*** TASK DATA ***

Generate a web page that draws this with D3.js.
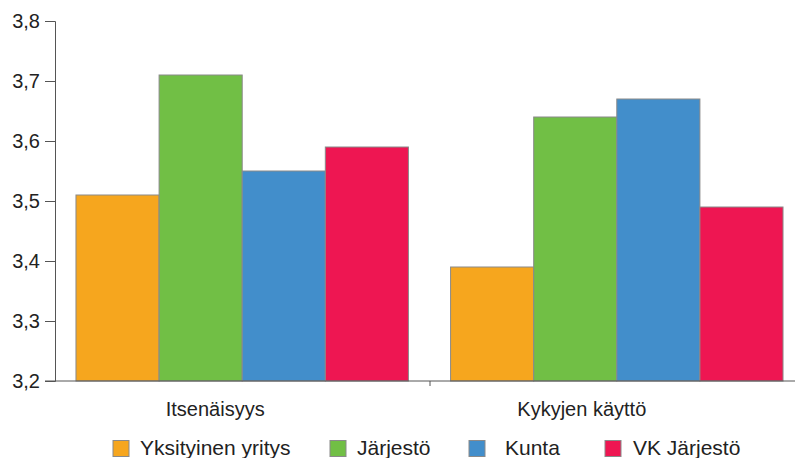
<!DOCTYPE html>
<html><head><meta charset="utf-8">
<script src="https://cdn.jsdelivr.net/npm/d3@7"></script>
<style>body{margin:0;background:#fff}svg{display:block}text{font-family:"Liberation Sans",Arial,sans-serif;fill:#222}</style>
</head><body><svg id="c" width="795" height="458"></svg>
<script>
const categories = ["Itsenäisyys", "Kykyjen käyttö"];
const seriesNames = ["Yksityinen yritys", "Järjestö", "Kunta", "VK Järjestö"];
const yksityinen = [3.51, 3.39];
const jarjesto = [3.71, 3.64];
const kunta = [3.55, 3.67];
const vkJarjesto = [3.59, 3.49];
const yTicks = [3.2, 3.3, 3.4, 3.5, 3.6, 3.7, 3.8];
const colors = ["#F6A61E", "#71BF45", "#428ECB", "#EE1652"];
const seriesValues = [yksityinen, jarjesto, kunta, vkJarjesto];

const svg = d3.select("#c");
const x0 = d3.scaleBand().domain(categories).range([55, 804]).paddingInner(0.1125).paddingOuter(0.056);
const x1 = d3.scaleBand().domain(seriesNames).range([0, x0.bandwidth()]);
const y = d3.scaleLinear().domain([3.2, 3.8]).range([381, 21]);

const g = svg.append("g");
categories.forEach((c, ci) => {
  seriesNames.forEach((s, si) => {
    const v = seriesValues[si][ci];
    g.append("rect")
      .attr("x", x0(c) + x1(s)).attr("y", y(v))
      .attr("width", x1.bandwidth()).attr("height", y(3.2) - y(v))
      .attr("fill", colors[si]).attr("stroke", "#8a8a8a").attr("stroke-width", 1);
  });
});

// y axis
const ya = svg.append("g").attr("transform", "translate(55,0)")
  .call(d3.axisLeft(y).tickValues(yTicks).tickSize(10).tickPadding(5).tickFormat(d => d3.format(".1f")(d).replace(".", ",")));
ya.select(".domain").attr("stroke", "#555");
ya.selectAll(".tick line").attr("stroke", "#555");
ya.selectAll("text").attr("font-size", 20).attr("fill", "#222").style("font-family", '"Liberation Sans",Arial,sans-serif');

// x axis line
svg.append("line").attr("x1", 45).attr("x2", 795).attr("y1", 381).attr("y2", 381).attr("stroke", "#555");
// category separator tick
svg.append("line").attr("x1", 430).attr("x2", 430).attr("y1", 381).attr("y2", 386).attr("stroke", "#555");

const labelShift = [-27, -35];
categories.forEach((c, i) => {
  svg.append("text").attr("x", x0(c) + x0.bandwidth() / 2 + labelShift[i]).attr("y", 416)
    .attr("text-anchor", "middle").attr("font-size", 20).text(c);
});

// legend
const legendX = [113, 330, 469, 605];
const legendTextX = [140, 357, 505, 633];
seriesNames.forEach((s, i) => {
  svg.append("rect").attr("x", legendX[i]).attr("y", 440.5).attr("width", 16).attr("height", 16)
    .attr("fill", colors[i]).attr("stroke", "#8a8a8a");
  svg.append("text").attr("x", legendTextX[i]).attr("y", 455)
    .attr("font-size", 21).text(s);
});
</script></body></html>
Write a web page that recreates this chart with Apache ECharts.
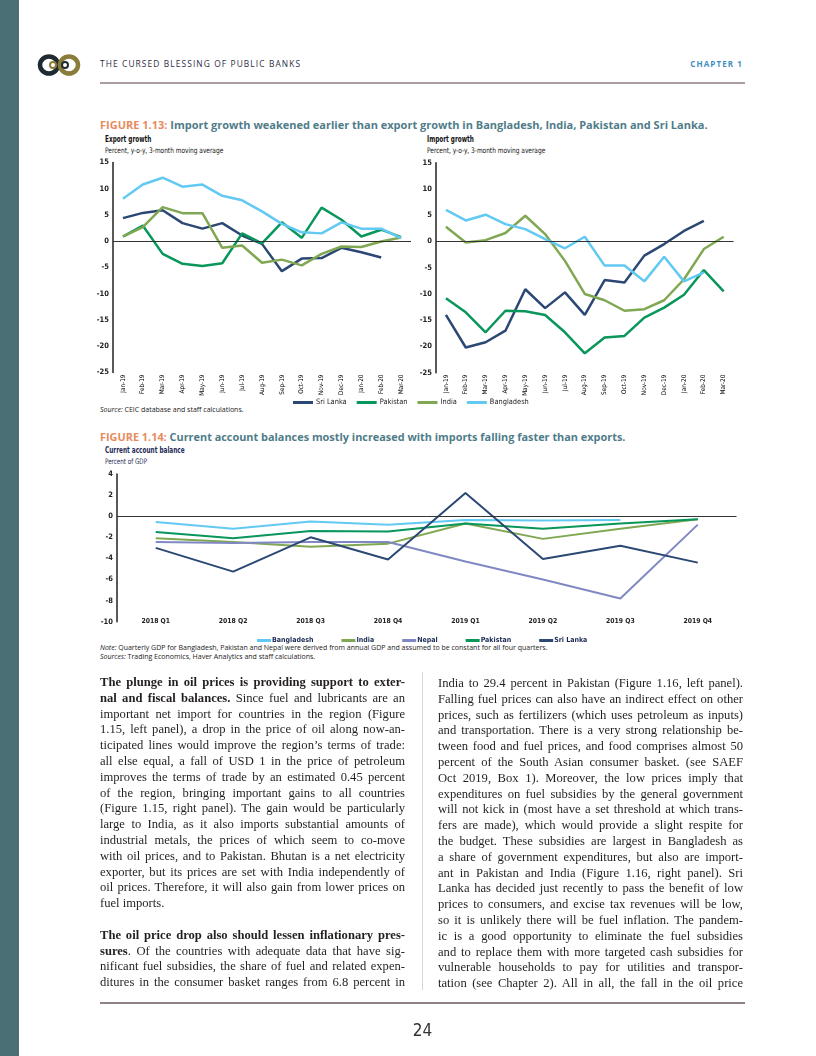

***

AIM OF THE TASK: Copy everything in the records above except the pictures, exactly as written.

COMPLETED TASK:
Generate a web page that draws this with D3.js.
<!DOCTYPE html>
<html><head><meta charset="utf-8">
<script src="https://cdn.jsdelivr.net/npm/d3@7"></script>
<style>body{margin:0;background:#fff}svg{display:block}text{font-family:"Liberation Sans",Arial,sans-serif;fill:#222}</style>
</head><body><svg id="c" width="795" height="458"></svg>
<script>
const categories = ["Itsenäisyys", "Kykyjen käyttö"];
const seriesNames = ["Yksityinen yritys", "Järjestö", "Kunta", "VK Järjestö"];
const yksityinen = [3.51, 3.39];
const jarjesto = [3.71, 3.64];
const kunta = [3.55, 3.67];
const vkJarjesto = [3.59, 3.49];
const yTicks = [3.2, 3.3, 3.4, 3.5, 3.6, 3.7, 3.8];
const colors = ["#F6A61E", "#71BF45", "#428ECB", "#EE1652"];
const seriesValues = [yksityinen, jarjesto, kunta, vkJarjesto];

const svg = d3.select("#c");
const x0 = d3.scaleBand().domain(categories).range([55, 804]).paddingInner(0.1125).paddingOuter(0.056);
const x1 = d3.scaleBand().domain(seriesNames).range([0, x0.bandwidth()]);
const y = d3.scaleLinear().domain([3.2, 3.8]).range([381, 21]);

const g = svg.append("g");
categories.forEach((c, ci) => {
  seriesNames.forEach((s, si) => {
    const v = seriesValues[si][ci];
    g.append("rect")
      .attr("x", x0(c) + x1(s)).attr("y", y(v))
      .attr("width", x1.bandwidth()).attr("height", y(3.2) - y(v))
      .attr("fill", colors[si]).attr("stroke", "#8a8a8a").attr("stroke-width", 1);
  });
});

// y axis
const ya = svg.append("g").attr("transform", "translate(55,0)")
  .call(d3.axisLeft(y).tickValues(yTicks).tickSize(10).tickPadding(5).tickFormat(d => d3.format(".1f")(d).replace(".", ",")));
ya.select(".domain").attr("stroke", "#555");
ya.selectAll(".tick line").attr("stroke", "#555");
ya.selectAll("text").attr("font-size", 20).attr("fill", "#222").style("font-family", '"Liberation Sans",Arial,sans-serif');

// x axis line
svg.append("line").attr("x1", 45).attr("x2", 795).attr("y1", 381).attr("y2", 381).attr("stroke", "#555");
// category separator tick
svg.append("line").attr("x1", 430).attr("x2", 430).attr("y1", 381).attr("y2", 386).attr("stroke", "#555");

const labelShift = [-27, -35];
categories.forEach((c, i) => {
  svg.append("text").attr("x", x0(c) + x0.bandwidth() / 2 + labelShift[i]).attr("y", 416)
    .attr("text-anchor", "middle").attr("font-size", 20).text(c);
});

// legend
const legendX = [113, 330, 469, 605];
const legendTextX = [140, 357, 505, 633];
seriesNames.forEach((s, i) => {
  svg.append("rect").attr("x", legendX[i]).attr("y", 440.5).attr("width", 16).attr("height", 16)
    .attr("fill", colors[i]).attr("stroke", "#8a8a8a");
  svg.append("text").attr("x", legendTextX[i]).attr("y", 455)
    .attr("font-size", 21).text(s);
});
</script></body></html>
Write a web page that recreates this chart with Apache ECharts.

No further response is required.